- **THE TASK**: Determine the number of lines in the listing below where the string "chart" occurs; answer with the number alone.

- **DATA BLOCK**:
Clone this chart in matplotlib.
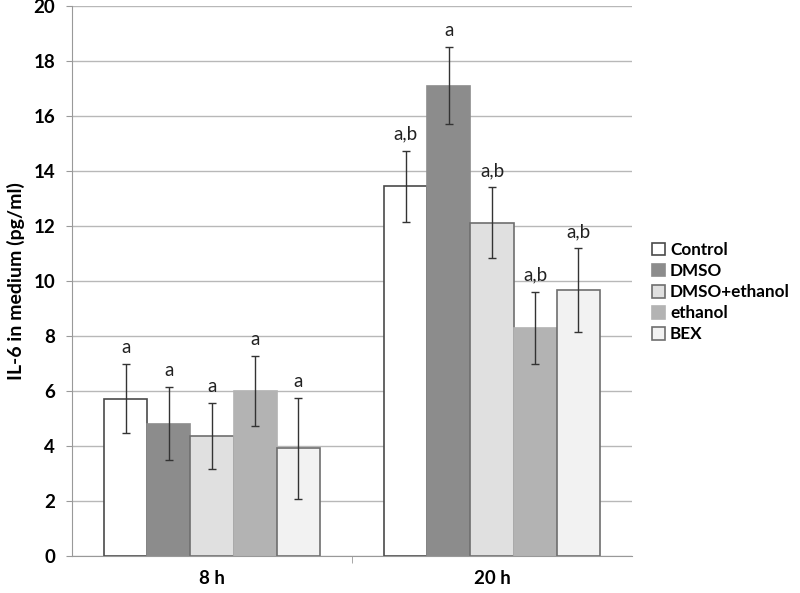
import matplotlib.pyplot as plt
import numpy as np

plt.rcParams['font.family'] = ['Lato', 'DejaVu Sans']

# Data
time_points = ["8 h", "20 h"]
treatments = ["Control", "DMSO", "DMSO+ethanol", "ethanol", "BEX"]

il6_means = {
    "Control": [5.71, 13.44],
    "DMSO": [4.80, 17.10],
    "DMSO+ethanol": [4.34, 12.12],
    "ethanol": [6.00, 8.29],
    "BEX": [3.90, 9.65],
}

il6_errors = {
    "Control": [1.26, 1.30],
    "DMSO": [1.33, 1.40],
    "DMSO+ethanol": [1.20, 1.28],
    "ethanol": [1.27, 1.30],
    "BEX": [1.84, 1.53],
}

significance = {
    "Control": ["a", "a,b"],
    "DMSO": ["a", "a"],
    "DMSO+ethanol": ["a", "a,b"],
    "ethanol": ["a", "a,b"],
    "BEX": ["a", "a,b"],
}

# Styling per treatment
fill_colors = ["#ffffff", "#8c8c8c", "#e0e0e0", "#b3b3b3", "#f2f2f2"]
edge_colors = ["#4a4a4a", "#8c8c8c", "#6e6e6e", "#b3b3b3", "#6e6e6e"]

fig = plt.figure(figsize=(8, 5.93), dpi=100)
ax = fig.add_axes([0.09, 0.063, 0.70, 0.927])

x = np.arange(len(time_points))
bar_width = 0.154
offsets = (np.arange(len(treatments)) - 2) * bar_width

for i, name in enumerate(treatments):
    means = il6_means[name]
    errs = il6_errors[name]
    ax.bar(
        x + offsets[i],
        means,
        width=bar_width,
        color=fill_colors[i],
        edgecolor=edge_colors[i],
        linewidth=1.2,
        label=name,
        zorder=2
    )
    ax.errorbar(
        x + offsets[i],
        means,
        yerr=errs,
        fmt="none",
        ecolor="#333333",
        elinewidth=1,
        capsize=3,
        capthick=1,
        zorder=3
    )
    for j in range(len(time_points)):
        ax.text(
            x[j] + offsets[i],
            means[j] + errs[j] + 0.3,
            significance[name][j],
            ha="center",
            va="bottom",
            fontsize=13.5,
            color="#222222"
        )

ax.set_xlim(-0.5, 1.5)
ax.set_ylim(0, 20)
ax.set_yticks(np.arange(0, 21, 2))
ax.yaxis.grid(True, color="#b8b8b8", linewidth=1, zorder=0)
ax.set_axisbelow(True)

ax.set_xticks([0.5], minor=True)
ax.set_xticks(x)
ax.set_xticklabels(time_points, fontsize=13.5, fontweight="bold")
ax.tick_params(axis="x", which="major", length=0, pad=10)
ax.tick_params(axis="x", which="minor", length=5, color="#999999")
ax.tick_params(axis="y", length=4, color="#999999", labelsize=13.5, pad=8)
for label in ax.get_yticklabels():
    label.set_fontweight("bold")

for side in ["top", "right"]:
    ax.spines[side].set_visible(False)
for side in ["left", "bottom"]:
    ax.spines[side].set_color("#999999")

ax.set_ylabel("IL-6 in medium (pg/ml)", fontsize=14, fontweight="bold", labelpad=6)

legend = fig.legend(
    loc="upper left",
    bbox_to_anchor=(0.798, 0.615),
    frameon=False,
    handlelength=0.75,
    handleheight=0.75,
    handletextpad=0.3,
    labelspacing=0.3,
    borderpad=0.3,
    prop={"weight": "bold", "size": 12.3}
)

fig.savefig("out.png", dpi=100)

- **RESULT OF THE TASK**: 1